Fast 3 a bright yellow pedal powered trimaran with home built high aspect ratio folding propeller looked up to her name. Four ultra light skin on frame boats were certainly very light, though their power units varied from a drill hooked up to a pedal power unit to a couple of long tails and a very high tech, high precision CNG cut outdrive.   

Beauty in Birch Ply, plus pilot

Head turner of the group was a beautiful folded birch ply boat, supremely hydrodynamic and fast.

AYRS ‘s paddle driven amphibious kayak

The AYRS entry was a paddle powered kayak which was also amphibious, wonderfully wacky but not very fast, the pilot sitting between the paddles.

Round 1 the knock outs were run in flights of three boats, fastest boat qualifying. Weed killed some otherwise hopeful contenders. A burned out motor saw an untimely end to Fast 3’s campaign. Low wind resistance and slick hydrodynamic form helped. Brute force of multiple cordless drills was a law of diminishing returns and most boats hit hull speed quite easily. High aspect ratio model aircraft and pedal power propellers won over more typical low aspect ratio marine propellers. The pedal power experts were certainly ahead in the power stakes. Simple reliability worked in our favour.

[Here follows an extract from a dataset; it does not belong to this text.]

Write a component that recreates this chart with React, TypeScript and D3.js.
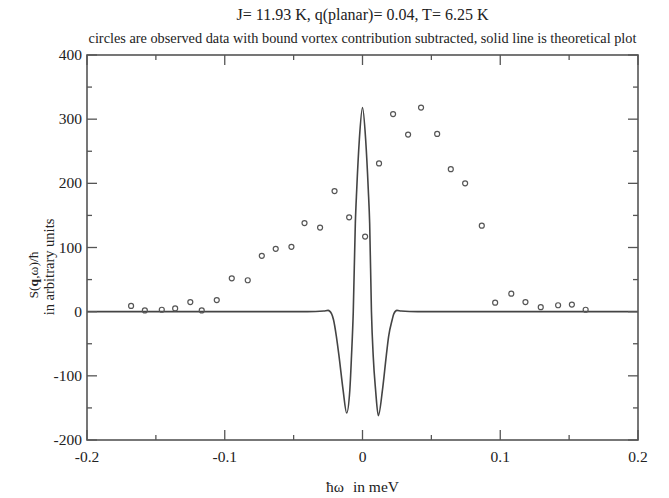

Unfortunately, one of our heat’s competitor’s engine was damaged when a spectator played with his motor, smashing the gearbox. Lesson learned take your battery out before leaving the boat.   Rather than getting through on a technicality we opted to wait until day 2 for our knock out race. Overnight our competitor rebuilt the smashed gearbox.

Day 2 dawned overcast with drizzle. Down to the lake and our delayed heat, Jonathan at the helm, and Kleppie’s slick hull held the race.

Round 2 again Kleppie pulled through to make the final.

Lining up for the final

For the final Kleppie lined up in the rain against the birch ply beauty and the twin engine Saltern’s flyer.

The beauty took an early lead with the high aspect ratio prop driving hard and a tight turn at the rounding mark putting the lead beyond doubt. Meanwhile Kleppie and the Saltern’s Flyer were neck a neck to the rounding mark, Jonathan took the tight inside turn aided by the skeg, but Slatern’s twin motor’s and lower drag pulled ahead to take 2nd by less than a boat length.    

The serious point the competition made was that by 2011 cordless drill and battery technology had evolved enough to make a cordless drill powered craft viable. High aspect ratio propellers as used by pedal powered boats had the edge over typical marine propellers. Maximising hull speed while minimising drag and windage allow more straight line speed. Tight turning cuts overall distance, but the drag of our strap on skeg gave the Saltern’s flyer the edge.

Subsequent editions of the Watercraft Cordless Canoe Challenge developed many of the original ideas and brought in some even more off the wall entries including a cordless drill powered human submarine.   

An inspiringly silly idea which brought out the very best of British shed based invention and innovation. All with sunshine, rain, tea and cream cakes on the banks of the Thames to boot. Great fun was had by all.